Description

The seminar will survey work on computational models of various aspects of language learning, including work by Cartwright & Brent (Cognition 1996, also in Brent's book) on word segmentation; John Goldsmith (CL 2001) on morphology; Nerbonne, Tjong Kim Sang, Stoianov and Konstantopoulos on phonotactics (various places); and Albright and Hayes (Cognition 2003) on learning phonology. We will relate these lines of work to linguistic and psychological issues such as the dispute concerning the poverty of the stimulus argument (Pullum and Scholz), connectionists' views (Elman et al. "Rethinking Innateness"), and work on children's sensitivity to distributional tendencies (work by Newport, Mintz, and others).

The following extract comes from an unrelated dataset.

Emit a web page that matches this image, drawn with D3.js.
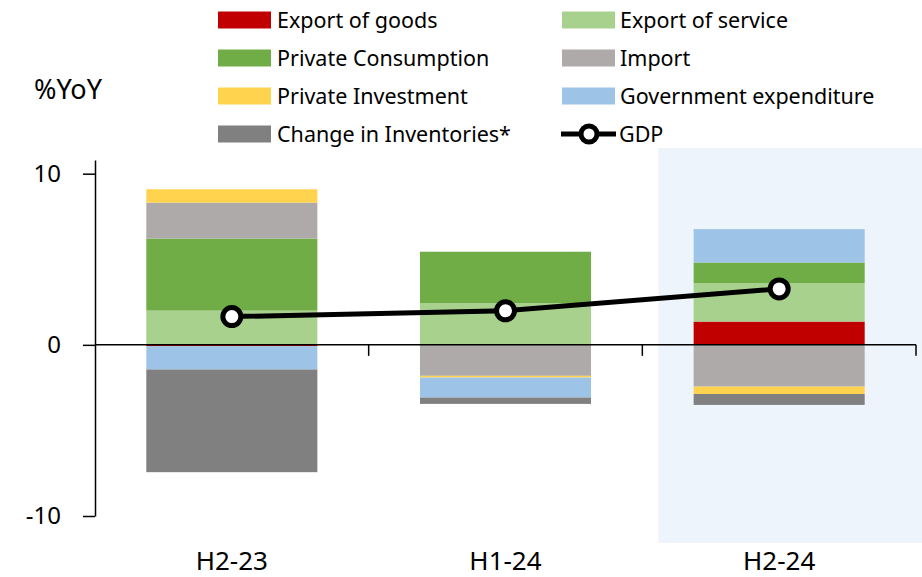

Purpose: To explore the increasingly important literature on computational models of human language learning. The focus is on simulations of human language acquisition, where the aim is not simply accuracy, but rather similarity to human accuracy (including error), the order of acquisition, etc. Especially interesting is work which aspires to neurological plausibility. The present course aims to explore this work by reading and discussing published papers. Our primary purpose therefore does not include an examination of applications of machine learning in natural language processing, i.e., studies whose primary aim is to improve, e.g., parsing accuracy.

Example: Tim Dorscheidt, Nicola Valchev and Terence van Zoelen Minimal Generalization of Dutch Diminutives, project report on the 2006-2007 course.

Prerequisites The course assumes familiarity with basic concepts of machine learning, but there will be time to review occasionally unfamiliar concepts as well. The course is aimed at students in research masters' programs, which assumes serious motivation and scientific maturity.

Note This course is referred to as Computermodellen voor taalverwerving in the Dutch course catalogue.

Docent prof.dr.ir. J. Nerbonne
Literature Michael Brent. Computational Approaches to Language Acquisition. Cambridge: MIT Press. '97
Some other literature.
Organization Seminars with student presentations as well as discussion and (perhaps) presentations by guest researchers. All students are expected to read each paper and participate in discussions, as well as present at least one paper. Instructor will make early presentations, and lead discussions for these sessions, but will not lecture after the first meetings.
Time Fall, 2006
Place Tues. 15:30-17, A-weg 30, Rm 104
Thurs. 14:15-16, Harmonie 12.012
Credit Credit based on: leading discussion on (1-2) papers; contributions to discussions; either writing a brief (10-12pp) summary and critique of a paper or an implementation of a psycholinguistic hypothesis with report of results.